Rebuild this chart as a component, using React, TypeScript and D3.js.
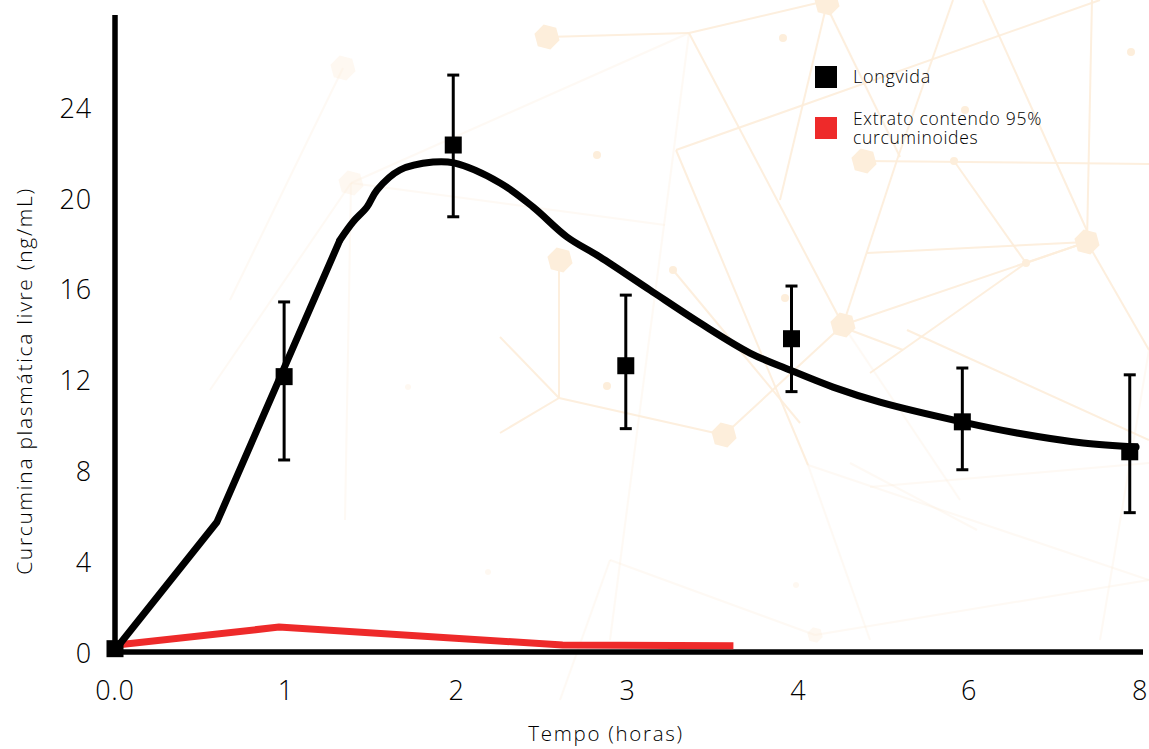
import React from "react";
import * as d3 from "d3";

// ---- data ----
const xTickLabels = ["0.0", "1", "2", "3", "4", "6", "8"];
const yTickValues = [0, 4, 8, 12, 16, 20, 24];

const longvidaX = [0, 0.99, 1.98, 2.99, 3.96, 4.96, 5.94];
const longvidaMean = [0.19, 12.17, 22.37, 12.65, 13.84, 10.18, 8.86];
const longvidaHigh = [0.19, 15.46, 25.45, 15.76, 16.16, 12.55, 12.25];
const longvidaLow = [0.19, 8.5, 19.21, 9.88, 11.51, 8.07, 6.18];

// Longvida fitted curve: straight rising part, then smooth part
const riseX = [0, 0.597, 1.317];
const riseY = [0.13, 5.77, 18.19];
const curveX = [1.317, 1.393, 1.475, 1.534, 1.668, 1.862, 1.984, 2.254, 2.447, 2.646, 2.839, 3.132, 3.425, 3.717, 3.951, 4.203, 4.478, 4.964, 5.28, 5.667, 5.977];
const curveY = [18.19, 18.98, 19.64, 20.39, 21.27, 21.62, 21.58, 20.7, 19.64, 18.32, 17.44, 15.98, 14.53, 13.21, 12.46, 11.71, 11.05, 10.17, 9.69, 9.25, 9.07];

// Extrato 95% curcuminoides line
const extratoX = [0.01, 0.96, 2.62, 3.62];
const extratoY = [0.35, 1.14, 0.35, 0.32];

const legendLabels = ["Longvida", "Extrato contendo 95%|curcuminoides"];

// decorative background network (faint)
const bgNodes: [number, number, number, number][] = [
  [343, 68, 13, 1], [547, 37, 13, 1], [827, 3, 13, 1], [351, 183, 13, 1], [560, 260, 13, 1],
  [864, 161, 13, 1], [1087, 242, 13, 1], [843, 325, 13, 1], [724, 435, 13, 1],
  [597, 155, 4, 0], [673, 270, 4, 0], [607, 386, 4, 0], [785, 298, 4, 0], [783, 38, 4, 0],
  [1131, 52, 4, 0], [965, 110, 4, 0], [954, 161, 4, 0], [1026, 263, 4, 0], [408, 387, 3, 0],
  [796, 585, 3, 0], [488, 572, 3, 0], [815, 635, 8, 1],
];
const bgEdges: [number, number, number, number][] = [
  [547, 37, 689, 33], [689, 33, 830, 0], [689, 33, 351, 183], [689, 33, 610, 640],
  [689, 33, 843, 325], [351, 183, 665, 225], [676, 150, 1100, 0], [676, 150, 808, 465],
  [559, 260, 559, 398], [559, 398, 500, 433], [559, 398, 500, 337], [673, 270, 800, 423],
  [864, 161, 1149, 164], [954, 161, 1026, 263], [1026, 263, 1087, 242], [1026, 263, 870, 373],
  [1087, 242, 867, 253], [1087, 242, 1149, 350], [1092, 0, 1087, 242], [827, 3, 780, 200],
  [830, 13, 900, 157], [953, 0, 897, 160], [983, 0, 1088, 233], [897, 160, 843, 325],
  [850, 330, 903, 350], [870, 487, 1149, 463], [850, 463, 977, 530], [907, 330, 1149, 440],
  [843, 325, 1087, 242], [843, 325, 724, 435], [724, 435, 559, 398], [808, 465, 1149, 580],
  [1149, 580, 815, 635], [815, 635, 610, 560], [843, 325, 960, 500], [343, 68, 230, 300],
  [351, 183, 345, 520], [351, 183, 210, 390], [610, 560, 560, 700], [808, 465, 870, 640],
  [1149, 350, 1100, 640],
];

const W = 1149;
const H = 749;
const RED = "#ee2a2a";
const BG = "#fdeedb";
const FONT = "'Open Sans', 'Noto Sans', sans-serif";

function hexPath(cx: number, cy: number, r: number) {
  const pts = d3.range(6).map((i) => {
    const a = (Math.PI / 3) * i + Math.PI / 12;
    return [cx + r * Math.cos(a), cy + r * Math.sin(a)];
  });
  return "M" + pts.map((p) => p.join(",")).join("L") + "Z";
}

function faint(px: number, py: number) {
  if (px < 420 || py > 470) return 0.3;
  return 0.9;
}

export default function App() {
  const x = d3.scaleLinear().domain([0, 6]).range([115, 1140]);
  const y = d3.scaleLinear().domain([0, 24]).range([653, 108]);

  const rise = d3
    .line<number>()
    .x((_, i) => x(riseX[i]))
    .y((d) => y(d));
  const smooth = d3
    .line<number>()
    .x((_, i) => x(curveX[i]))
    .y((d) => y(d))
    .curve(d3.curveCatmullRom.alpha(0.5));
  const straight = d3
    .line<number>()
    .x((_, i) => x(extratoX[i]))
    .y((d) => y(d));

  const sq = 17;
  const cap = 6;
  const [leg2a, leg2b] = legendLabels[1].split("|");

  return (
    <svg
      width={W}
      height={H}
      style={{ position: "absolute", left: 0, top: 0, background: "#fff" }}
      fontFamily={FONT}
    >
      {/* background decoration */}
      <g>
        {bgEdges.map((e, i) => (
          <line key={"e" + i} x1={e[0]} y1={e[1]} x2={e[2]} y2={e[3]} stroke={BG} strokeWidth={2}
            opacity={Math.min(faint(e[0], e[1]), faint(e[2], e[3]))} />
        ))}
        {bgNodes.map((n, i) =>
          n[3] === 1 ? (
            <path key={"n" + i} d={hexPath(n[0], n[1], n[2])} fill={BG} opacity={faint(n[0], n[1]) + 0.1} />
          ) : (
            <circle key={"n" + i} cx={n[0]} cy={n[1]} r={n[2]} fill={BG} opacity={faint(n[0], n[1]) + 0.1} />
          )
        )}
      </g>

      {/* axes */}
      <line x1={115} y1={15} x2={115} y2={655} stroke="#000" strokeWidth={5.5} />
      <line x1={112} y1={652} x2={1143} y2={652} stroke="#000" strokeWidth={5.5} />

      {yTickValues.map((v) => (
        <text key={"y" + v} x={92} y={y(v)} dy="0.36em" textAnchor="end" fontSize={27} fontWeight={300} letterSpacing={0.8} fill="#000">
          {v}
        </text>
      ))}
      {xTickLabels.map((t, i) => (
        <text key={"x" + i} x={x(i)} y={690} dy="0.36em" textAnchor="middle" fontSize={27} fontWeight={300} letterSpacing={0.8} fill="#000">
          {t}
        </text>
      ))}

      <text x={606} y={734} dy="0.36em" textAnchor="middle" fontSize={20.5} fontWeight={300} letterSpacing={1.7} fill="#000">
        Tempo (horas)
      </text>
      <text
        transform={`translate(24,381) rotate(-90)`}
        dy="0.36em"
        textAnchor="middle"
        fontSize={21}
        fontWeight={300}
        letterSpacing={1.7}
        fill="#000"
      >
        Curcumina plasmática livre (ng/mL)
      </text>

      {/* series */}
      <path d={straight(extratoY) || ""} fill="none" stroke={RED} strokeWidth={7} />
      <path d={rise(riseY) || ""} fill="none" stroke="#000" strokeWidth={7} strokeLinejoin="round" />
      <path d={smooth(curveY) || ""} fill="none" stroke="#000" strokeWidth={7} strokeLinejoin="round" strokeLinecap="round" />

      {longvidaX.map((xv, i) => (
        <g key={"p" + i}>
          {longvidaHigh[i] - longvidaLow[i] > 0.5 && (
            <g stroke="#000" strokeWidth={3}>
              <line x1={x(xv)} x2={x(xv)} y1={y(longvidaHigh[i])} y2={y(longvidaLow[i])} />
              <line x1={x(xv) - cap} x2={x(xv) + cap} y1={y(longvidaHigh[i])} y2={y(longvidaHigh[i])} />
              <line x1={x(xv) - cap} x2={x(xv) + cap} y1={y(longvidaLow[i])} y2={y(longvidaLow[i])} />
            </g>
          )}
          <rect x={x(xv) - sq / 2} y={y(longvidaMean[i]) - sq / 2} width={sq} height={sq} fill="#000" />
        </g>
      ))}

      {/* legend */}
      <rect x={815} y={66} width={22} height={22} fill="#000" />
      <text x={853} y={77} dy="0.36em" fontSize={18} fontWeight={300} letterSpacing={0.7} fill="#000">
        {legendLabels[0]}
      </text>
      <rect x={815} y={117} width={22} height={22} fill={RED} />
      <text x={853} y={119} dy="0.36em" fontSize={17.5} fontWeight={300} letterSpacing={0.7} fill="#000">
        <tspan x={853}>{leg2a}</tspan>
        <tspan x={853} dy="18.5">{leg2b}</tspan>
      </text>
    </svg>
  );
}
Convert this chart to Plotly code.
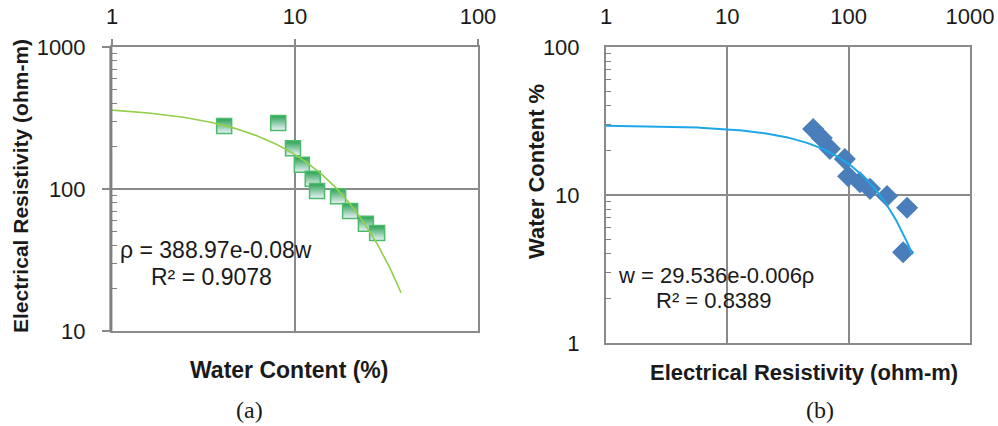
import numpy as np
import plotly.graph_objects as go

# ---- data ----
# (a) water content (%) vs electrical resistivity (ohm-m)
a_water = [4.1, 8.1, 9.75, 10.9, 12.5, 13.2, 17.2, 20.0, 24.4, 28.1]
a_resist = [278, 292, 194, 148, 118, 97, 89, 70, 57, 49]
# exponential trendline printed on chart: rho = 388.97 e^(-0.08 w)
a_coef, a_rate = 388.97, -0.08
a_trend_range = [1, 38]

# (b) electrical resistivity (ohm-m) vs water content (%)
b_resist = [51, 60, 70, 93, 99, 124, 150, 207, 303, 281]
b_water = [27.9, 24.3, 20.5, 17.5, 13.4, 12.2, 11.0, 9.85, 8.2, 4.1]
# exponential trendline printed on chart: w = 29.536 e^(-0.006 rho)
b_coef, b_rate = 29.536, -0.006
b_trend_range = [1, 335]

log_ticks_a_x = [1, 10, 100]
log_ticks_a_y = [10, 100, 1000]
log_ticks_b_x = [1, 10, 100, 1000]
log_ticks_b_y = [1, 10, 100]

W, H = 998, 426
FONT = "Liberation Sans, Arial, sans-serif"
SERIF = "Liberation Serif, Times New Roman, serif"
TXT = "#1a1a1a"
FRAME = "#8a8a8a"

a_tw = np.geomspace(a_trend_range[0], a_trend_range[1], 200)
a_tr = a_coef * np.exp(a_rate * a_tw)
b_tr_x = np.geomspace(b_trend_range[0], b_trend_range[1], 200)
b_tr_y = b_coef * np.exp(b_rate * b_tr_x)


def minor_vals(decades):
    return [d * m for d in decades[:-1] for m in range(2, 10)]


fig = go.Figure()
fig.add_trace(go.Scatter(
    x=a_water, y=a_resist, mode="markers", xaxis="x", yaxis="y",
    marker=dict(symbol="square", size=15, color="#24a24f",
                gradient=dict(type="vertical", color="#eef2fb"),
                line=dict(color="#4cbb6c", width=1.5)),
    showlegend=False))
fig.add_trace(go.Scatter(
    x=a_tw, y=a_tr, mode="lines", xaxis="x", yaxis="y",
    line=dict(color="#92cf4a", width=1.6), showlegend=False))
fig.add_trace(go.Scatter(
    x=b_resist, y=b_water, mode="markers", xaxis="x2", yaxis="y2",
    marker=dict(symbol="diamond", size=17, color="#4a7ebb",
                line=dict(width=0)),
    showlegend=False))
fig.add_trace(go.Scatter(
    x=b_tr_x, y=b_tr_y, mode="lines", xaxis="x2", yaxis="y2",
    line=dict(color="#1ea7e8", width=2), showlegend=False))


def px(x):
    return x / W


def py(y):
    return 1 - y / H


common_x = dict(type="log", side="top", showgrid=True,
                gridcolor=FRAME, gridwidth=2, showline=True, mirror=True,
                linecolor=FRAME, linewidth=2, zeroline=False, automargin=False,
                tickfont=dict(family=FONT, size=22, color=TXT))
common_y = dict(type="log", showgrid=True, gridcolor=FRAME,
                gridwidth=2, showline=True, mirror=True, linecolor=FRAME,
                linewidth=2, zeroline=False, automargin=False,
                tickfont=dict(family=FONT, size=22, color=TXT))


def minor(decades):
    return dict(ticks="inside", ticklen=5, tickcolor="#7f7f7f", tickwidth=1.2,
                tickmode="array", tickvals=minor_vals(decades), showgrid=False)


fig.update_layout(
    width=W, height=H, margin=dict(l=0, r=0, t=0, b=0, autoexpand=False),
    paper_bgcolor="white", plot_bgcolor="white",
    xaxis=dict(common_x, domain=[px(112), px(478)], range=[0, 2],
               tickmode="array", tickvals=log_ticks_a_x,
               ticktext=[str(v) for v in log_ticks_a_x],
               ticks="outside", ticklen=6, tickcolor=FRAME, tickwidth=2,
               ticklabelstandoff=6, anchor="y"),
    yaxis=dict(common_y, domain=[py(331), py(47)], range=[1, 3],
               tickmode="array", tickvals=log_ticks_a_y,
               ticktext=[str(v) for v in log_ticks_a_y],
               ticks="outside", ticklen=8, tickcolor=FRAME, tickwidth=2,
               ticklabelstandoff=12, anchor="x", minor=minor(log_ticks_a_y)),
    xaxis2=dict(common_x, domain=[px(606), px(970)], range=[0, 3],
                tickmode="array", tickvals=log_ticks_b_x,
                ticktext=[str(v) for v in log_ticks_b_x],
                ticks="", ticklabelstandoff=12, anchor="y2"),
    yaxis2=dict(common_y, domain=[py(343), py(47)], range=[0, 2],
                tickmode="array", tickvals=log_ticks_b_y,
                ticktext=[str(v) for v in log_ticks_b_y],
                ticks="", ticklabelstandoff=20, anchor="x2",
                minor=minor(log_ticks_b_y)),
)

# thicker left spine on panel (a)
fig.add_shape(type="line", xref="x domain", yref="y domain", x0=-0.003, x1=-0.003,
              y0=0, y1=1, line=dict(color="#7f7f7f", width=3))

ann = []


def text(x, y, s, size=22, bold=False, angle=0, family=FONT):
    ann.append(dict(x=px(x), y=py(y), xref="paper", yref="paper",
                    text=f"<b>{s}</b>" if bold else s, showarrow=False,
                    textangle=angle, xanchor="center", yanchor="middle",
                    font=dict(family=family, size=size, color=TXT)))


text(20, 186, "Electrical Resistivity (ohm-m)", size=21, bold=True, angle=-90)
text(289, 370, "Water Content (%)", size=23, bold=True)
text(536, 172, "Water Content %", size=22, bold=True, angle=-90)
text(804, 372, "Electrical Resistivity (ohm-m)", size=22, bold=True)
text(250, 410, "(a)", size=24, family=SERIF)
text(820, 410, "(b)", size=24, family=SERIF)
text(216, 250, "ρ = 388.97e-0.08w", size=23)
text(211, 277, "R² = 0.9078", size=23)
text(716, 275, "w = 29.536e-0.006ρ", size=22)
text(714, 300, "R² = 0.8389", size=22)

fig.update_layout(annotations=ann)
fig.write_html(
    "out.html",
    config={"displayModeBar": False},
    post_script="document.body.style.margin='0';"
                "document.body.style.overflow='hidden';",
)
# # # # #
== TASK DETAILS ==
Nothing but the lines from the start of the records above through the line with "const yTickValues = [0, 4, 8, 12, 16, 20, 24];" should be retyped, each exactly as written; leave out all pictures.

== EXERCISE RESPONSE ==
Rebuild this chart as a component, using React, TypeScript and D3.js.
import React from "react";
import * as d3 from "d3";

// ---- data ----
const xTickLabels = ["0.0", "1", "2", "3", "4", "6", "8"];
const yTickValues = [0, 4, 8, 12, 16, 20, 24];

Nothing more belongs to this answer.